Осознание неспособности историков по-прежнему живописать плавное течение времени легло в основу одного из важнейших коллективных начинаний французской историографии последних лет, а именно проекта «Мест памяти». Оригинальность этого проекта состояла, в частности, в создании модели истории, организующим принципом которой стало не время, а пространство. Для символического единства, каким является место памяти, приобретающее свое значение только благодаря важности события прошлого для идентичности современных французов, хронология — прежняя путеводная нить истории — утрачивает всякий смысл. Символическое пространство мест памяти превращает лабиринт или готический собор в главные метафоры истории. В этом смысле проект мест памяти можно назвать уникальным памятником кризиса восприятия времени[317].
Тему распада времени истории, начатую в «Местах памяти», продолжает концепция презентизма Франсуа Артога, акцентируя прерывность как главную категорию исторического времени и наделяя время бесконечного настоящего качествами, делающими его неотличимым от пространства[318].
Вполне возможно, что современный кризис восприятия времени приобрел бы совершенно другие формы, если бы два события-разрыва — холокост и ГУЛАГ — не разрушили образ мира, восходящий к идеалам эпохи Просвещения. Уничтожив необратимость связи между прошлым, настоящим и будущим, они предстали в качестве драматического психологического условия, подготовившего и ускорившего распад старого образа времени. Время истории парализовала неспособность совместить «прошедшие события настоящего» с тем прошлым, которое осталось дымиться в Аушвице, и спроецировать продолжение этих событий на «грядущую катастрофу», возникшую на месте крушения прогрессистской уверенности в будущем[319].

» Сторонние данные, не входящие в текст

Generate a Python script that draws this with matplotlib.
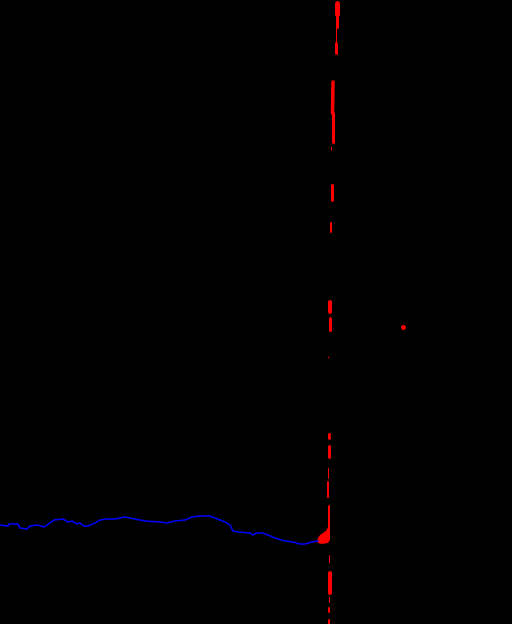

«Потому что то, что обнаружилось, когда разбился революционный проект… было в той же степени идеей конца истории, сколь и идеей радикального разрыва с прошлым. Не возвращение к конкретному отрезку прошлого, но исчезновение самой организационной оси, стабильного кадра представлений о нем…»[320]
«Утрата единого экспликативного принципа низвергла нас во взорвавшуюся вселенную… В прошлом мы знали, чьи мы были сыновья. Сегодня мы знаем, что мы дети ничьи и всего мира»,
— говорит Пьер Нора[321].
Ощущения непреодолимого цивилизационного разрыва с европейским прошлым, безвозвратной утраты связи с ним, отложенные до 70-х годов «блестящим тридцатилетием», были пережиты массами людей как личный опыт, который нашел свое выражение в многочисленных высказываниях о «невозможности» продолжения истории, поэзии, культуры после Аушвица. «Эффект Солженицына» — окончательное разочарование западных интеллектуалов в советском коммунизме после публикации в Париже «Архипелага ГУЛАГ» — перенес концентрационную вселенную в будущее, превратив разрыв и катастрофу в главные категории осмысления связей с грядущим.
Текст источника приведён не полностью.